In 1976, Bou Habib joined the World Bank Group where he served as an Economist and later as Senior Loan Officer until 1983. After serving as Ambassador of Lebanon to the United States, he rejoined the World Bank in 1992 and served as Senior Adviser to the Vice President of the MENA Region & Regional External Affairs Unit Chief, MENA Region until retirement in 2001.

Bou Habib wrote two books: America's Values and Interest/ A Half Century of US Foreign Policy in the Middle East, 2019 (Arabic) and Al Daou' Al Assar, US policy Towards Lebanon, a record of Bou Habib's seven years as Lebanon's Ambassador to the US, 1991 (Arabic). Over the last thirty years of his life, he published several articles about Lebanon in regional and international dailies. His Ph.D. dissertation: The Long-Run Supply of Crude Oil in the United States (Vanderbilt University, 1975) was published by Arno Press, NY, 1979.

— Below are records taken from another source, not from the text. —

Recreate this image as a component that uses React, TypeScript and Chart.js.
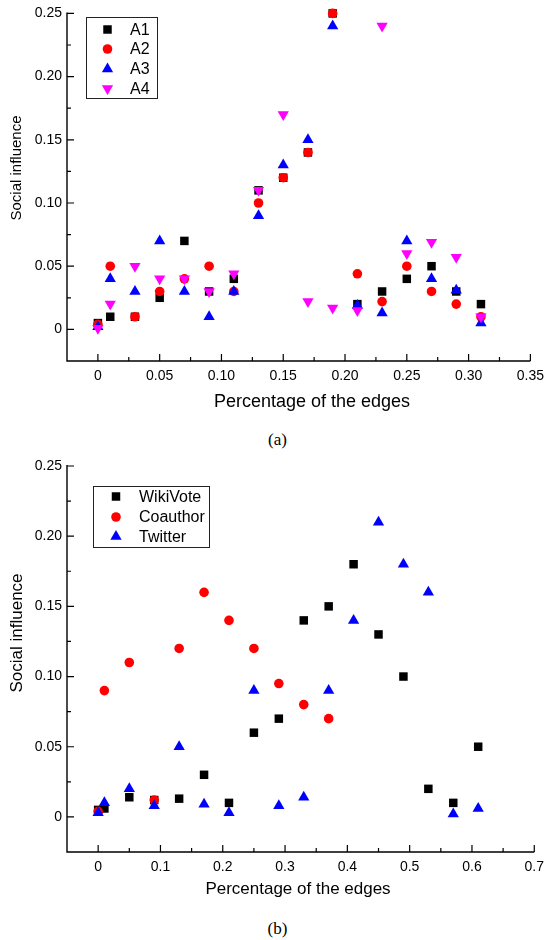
import React, { useEffect, useRef } from "react";
import { Chart, registerables } from "chart.js";
Chart.register(...registerables);

const SANS = "'Liberation Sans', Arial, Helvetica, sans-serif";
const SERIF = "'Liberation Serif', 'Times New Roman', serif";

// ---------- Panel (a) data ----------
const edgesA = [0, 0.01, 0.03, 0.05, 0.07, 0.09, 0.11, 0.13, 0.15, 0.17, 0.19, 0.21, 0.23, 0.25, 0.27, 0.29, 0.31];
const seriesA1 = [0.005, 0.01, 0.01, 0.025, 0.07, 0.03, 0.04, 0.11, 0.12, 0.14, 0.25, 0.02, 0.03, 0.04, 0.05, 0.03, 0.02];
const seriesA2 = [0.004, 0.05, 0.01, 0.03, 0.04, 0.05, 0.03, 0.10, 0.12, 0.14, 0.25, 0.044, 0.022, 0.05, 0.03, 0.02, 0.01];
const seriesA3 = [0.002, 0.04, 0.03, 0.07, 0.03, 0.01, 0.03, 0.09, 0.13, 0.15, 0.24, 0.019, 0.013, 0.07, 0.04, 0.031, 0.005];
const seriesA4 = [0.001, 0.02, 0.05, 0.04, 0.04, 0.03, 0.044, 0.11, 0.17, 0.022, 0.017, 0.015, 0.24, 0.06, 0.069, 0.057, 0.01];
const namesA = ["A1", "A2", "A3", "A4"];
const xTicksA = ["0", "0.05", "0.10", "0.15", "0.20", "0.25", "0.30", "0.35"];

// ---------- Panel (b) data ----------
const edgesB = [0, 0.01, 0.05, 0.09, 0.13, 0.17, 0.21, 0.25, 0.29, 0.33, 0.37, 0.41, 0.45, 0.49, 0.53, 0.57, 0.61];
const wikiVote = [0.005, 0.006, 0.014, 0.012, 0.013, 0.03, 0.01, 0.06, 0.07, 0.14, 0.15, 0.18, 0.13, 0.10, 0.02, 0.01, 0.05];
const coauthorEdges = [0, 0.01, 0.05, 0.09, 0.13, 0.17, 0.21, 0.25, 0.29, 0.33, 0.37];
const coauthor = [0.004, 0.09, 0.11, 0.012, 0.12, 0.16, 0.14, 0.12, 0.095, 0.08, 0.07];
const twitter = [0.003, 0.01, 0.02, 0.008, 0.05, 0.009, 0.003, 0.09, 0.008, 0.014, 0.09, 0.14, 0.21, 0.18, 0.16, 0.002, 0.006];
const namesB = ["WikiVote", "Coauthor", "Twitter"];
const xTicksB = ["0", "0.1", "0.2", "0.3", "0.4", "0.5", "0.6", "0.7"];

const yTicks = ["0", "0.05", "0.10", "0.15", "0.20", "0.25"];

type Marker = { shape: "rect" | "circle" | "triangle"; down?: boolean; r: number; color: string };
const SQUARE: Marker = { shape: "rect", r: 6, color: "#000000" };
const CIRCLE: Marker = { shape: "circle", r: 4.8, color: "#FF0000" };
const TRI_UP: Marker = { shape: "triangle", r: 6.5, color: "#0000FF" };
const TRI_DOWN: Marker = { shape: "triangle", down: true, r: 6.5, color: "#FF00FF" };

type Series = { label: string; x: number[]; y: number[]; m: Marker };

type Panel = {
  width: number;
  height: number;
  series: Series[];
  xMin: number;
  xMax: number;
  xStep: number;
  xMajor: number;
  xLabels: string[];
  padTop: number;
  padRight: number;
  plotBottom: number;
  xTitle: { x: number; y: number; size: number };
  yTitle: { x: number; y: number; size: number };
  legend: { x0: number; y0: number; x1: number; y1: number; mx: number; tx: number; rows: number[] };
};

function majorIndex(v: number, step: number): number {
  const k = Math.round(v / step);
  if (Math.abs(k * step - v) < 1e-7 && k >= 0) return k;
  return -1;
}

function drawMarker(ctx: CanvasRenderingContext2D, m: Marker, x: number, y: number) {
  ctx.fillStyle = m.color;
  ctx.beginPath();
  if (m.shape === "rect") {
    const s = m.r * Math.SQRT1_2;
    ctx.rect(x - s, y - s, 2 * s, 2 * s);
  } else if (m.shape === "circle") {
    ctx.arc(x, y, m.r, 0, Math.PI * 2);
  } else {
    const w = (m.r * Math.sqrt(3)) / 2;
    if (m.down) {
      ctx.moveTo(x, y + m.r);
      ctx.lineTo(x - w, y - m.r / 2);
      ctx.lineTo(x + w, y - m.r / 2);
    } else {
      ctx.moveTo(x, y - m.r);
      ctx.lineTo(x + w, y + m.r / 2);
      ctx.lineTo(x - w, y + m.r / 2);
    }
    ctx.closePath();
  }
  ctx.fill();
}

function decorPlugin(p: Panel) {
  return {
    id: "decor",
    afterDraw(chart: any) {
      const ctx: CanvasRenderingContext2D = chart.ctx;
      const { left, right, top, bottom } = chart.chartArea;
      const xs = chart.scales.x;
      const ys = chart.scales.y;
      ctx.save();
      ctx.strokeStyle = "#000";
      ctx.lineWidth = 1.4;
      ctx.beginPath();
      ctx.moveTo(left, top - 1);
      ctx.lineTo(left, bottom);
      ctx.lineTo(right, bottom);
      ctx.stroke();
      ctx.lineWidth = 1.2;
      ctx.beginPath();
      xs.ticks.forEach((t: any) => {
        const px = xs.getPixelForValue(t.value);
        if (px < left + 1) return;
        const len = majorIndex(t.value, p.xMajor) >= 0 ? 7 : 4;
        ctx.moveTo(px, bottom);
        ctx.lineTo(px, bottom - len);
      });
      ys.ticks.forEach((t: any) => {
        const py = ys.getPixelForValue(t.value);
        if (py > bottom - 1) return;
        const len = majorIndex(t.value, 0.05) >= 0 ? 7 : 4;
        ctx.moveTo(left, py);
        ctx.lineTo(left + len, py);
      });
      ctx.stroke();

      // axis titles
      ctx.fillStyle = "#000";
      ctx.textAlign = "center";
      ctx.textBaseline = "middle";
      ctx.font = `${p.xTitle.size}px ${SANS}`;
      ctx.fillText("Percentage of the edges", p.xTitle.x, p.xTitle.y);
      ctx.save();
      ctx.translate(p.yTitle.x, p.yTitle.y);
      ctx.rotate(-Math.PI / 2);
      ctx.font = `${p.yTitle.size}px ${SANS}`;
      ctx.fillText("Social influence", 0, 0);
      ctx.restore();

      // legend
      const L = p.legend;
      ctx.lineWidth = 1;
      ctx.strokeStyle = "#222";
      ctx.strokeRect(L.x0 + 0.5, L.y0 + 0.5, L.x1 - L.x0, L.y1 - L.y0);
      ctx.font = `16px ${SANS}`;
      ctx.textAlign = "left";
      p.series.forEach((s, i) => {
        drawMarker(ctx, s.m, L.mx, L.rows[i]);
        ctx.fillStyle = "#000";
        ctx.fillText(s.label, L.tx, L.rows[i] + 1);
      });
      ctx.restore();
    },
  };
}

function buildChart(canvas: HTMLCanvasElement, p: Panel) {
  const n = p.series.length;
  const datasets = p.series.map((s, i) => ({
    label: s.label,
    data: s.x.map((x, j) => ({ x, y: s.y[j] })),
    showLine: false,
    clip: false as any,
    order: n - i,
    pointStyle: s.m.shape,
    pointRotation: s.m.down ? 180 : 0,
    pointRadius: s.m.r,
    pointHoverRadius: s.m.r,
    pointBackgroundColor: s.m.color,
    pointBorderColor: s.m.color,
    pointBorderWidth: 0,
    backgroundColor: s.m.color,
    borderColor: s.m.color,
  }));
  return new Chart(canvas, {
    type: "scatter",
    data: { datasets },
    plugins: [decorPlugin(p)],
    options: {
      responsive: false,
      animation: false,
      devicePixelRatio: 1,
      layout: { padding: { left: 0, top: p.padTop, right: p.padRight, bottom: 0 } },
      plugins: { legend: { display: false }, tooltip: { enabled: false } },
      scales: {
        x: {
          type: "linear",
          min: p.xMin,
          max: p.xMax,
          grid: { display: false, drawTicks: false, tickLength: 0 },
          border: { display: false },
          ticks: {
            stepSize: p.xStep,
            autoSkip: false,
            maxRotation: 0,
            minRotation: 0,
            padding: 7,
            color: "#000",
            font: { family: SANS, size: 14 },
            callback: (v: any) => {
              const k = majorIndex(Number(v), p.xMajor);
              return k >= 0 ? p.xLabels[k] ?? "" : "";
            },
          },
          afterFit: (s: any) => {
            s.height = p.height - p.plotBottom;
          },
        },
        y: {
          type: "linear",
          min: -0.025,
          max: 0.25,
          grid: { display: false, drawTicks: false, tickLength: 0 },
          border: { display: false },
          ticks: {
            stepSize: 0.025,
            autoSkip: false,
            padding: 5,
            color: "#000",
            font: { family: SANS, size: 14 },
            callback: (v: any) => {
              const k = majorIndex(Number(v), 0.05);
              return k >= 0 ? yTicks[k] ?? "" : "";
            },
          },
          afterFit: (s: any) => {
            s.width = 67;
          },
        },
      },
    } as any,
  });
}

function PanelChart({ p, top }: { p: Panel; top: number }) {
  const ref = useRef<HTMLCanvasElement | null>(null);
  useEffect(() => {
    if (!ref.current) return;
    const c = buildChart(ref.current, p);
    return () => c.destroy();
  }, [p]);
  return (
    <canvas
      ref={ref}
      width={p.width}
      height={p.height}
      style={{ position: "absolute", left: 0, top, width: p.width, height: p.height, display: "block" }}
    />
  );
}

const panelA: Panel = {
  width: 551,
  height: 415,
  series: [
    { label: namesA[0], x: edgesA, y: seriesA1, m: SQUARE },
    { label: namesA[1], x: edgesA, y: seriesA2, m: CIRCLE },
    { label: namesA[2], x: edgesA, y: seriesA3, m: TRI_UP },
    { label: namesA[3], x: edgesA, y: seriesA4, m: TRI_DOWN },
  ],
  xMin: -0.025,
  xMax: 0.35,
  xStep: 0.025,
  xMajor: 0.05,
  xLabels: xTicksA,
  padTop: 13,
  padRight: 14.5,
  plotBottom: 361,
  xTitle: { x: 312, y: 402, size: 18 },
  yTitle: { x: 17, y: 168, size: 15 },
  legend: { x0: 86, y0: 17, x1: 157, y1: 98, mx: 107.5, tx: 130, rows: [29.5, 49, 69, 88.5] },
};

const panelB: Panel = {
  width: 551,
  height: 460,
  series: [
    { label: namesB[0], x: edgesB, y: wikiVote, m: SQUARE },
    { label: namesB[1], x: coauthorEdges, y: coauthor, m: CIRCLE },
    { label: namesB[2], x: edgesB, y: twitter, m: TRI_UP },
  ],
  xMin: -0.05,
  xMax: 0.7,
  xStep: 0.05,
  xMajor: 0.1,
  xLabels: xTicksB,
  padTop: 16,
  padRight: 9,
  plotBottom: 402,
  xTitle: { x: 298, y: 439, size: 17 },
  yTitle: { x: 17, y: 183, size: 17 },
  legend: { x0: 93, y0: 36, x1: 209, y1: 97, mx: 116, tx: 139, rows: [46.5, 67, 86.5] },
};

export default function App() {
  const cap: React.CSSProperties = {
    position: "absolute",
    left: 0,
    width: 555,
    textAlign: "center",
    fontFamily: SERIF,
    fontSize: 17,
    lineHeight: "20px",
    color: "#000",
  };
  return (
    <div style={{ position: "absolute", left: 0, top: 0, width: 551, height: 940, background: "#fff", overflow: "hidden" }}>
      <PanelChart p={panelA} top={0} />
      <div style={{ ...cap, top: 430 }}>(a)</div>
      <PanelChart p={panelB} top={450} />
      <div style={{ ...cap, top: 919 }}>(b)</div>
    </div>
  );
}
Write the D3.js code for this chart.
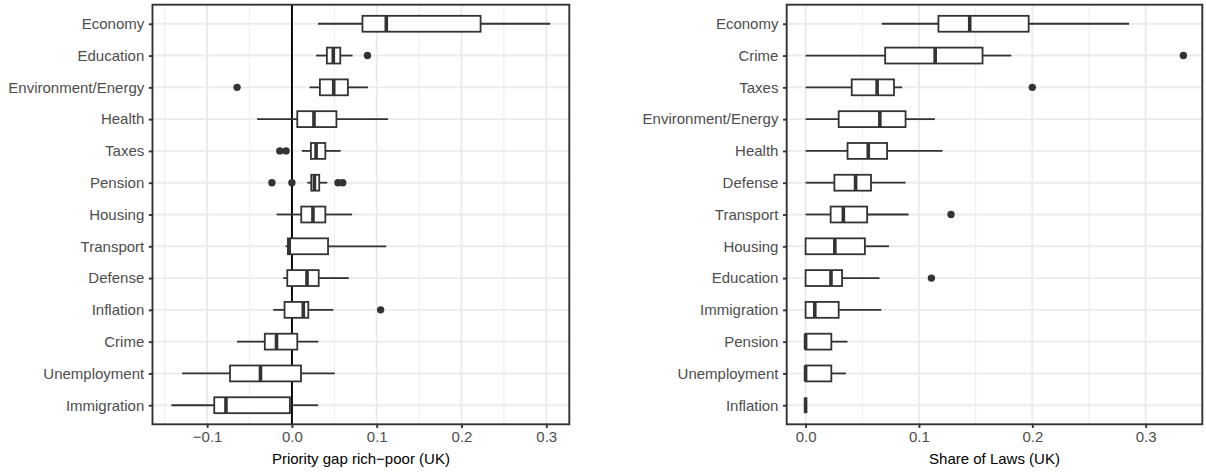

From 2007 to 2015, Bou Habib founded and directed the Issam Fares Center for Lebanon, a non-partisan Beirut-based think-tank dedicated to the advancement of a balanced and realistic understanding of major global, regional and domestic issues affecting Lebanon.

==Personal life and death==
Bou Habib was married to Julia Seabrook Cole and together they had three children and six grandchildren.

Bou Habib died after suffering a cardiac arrest on 23 July 2025, at the age of 83.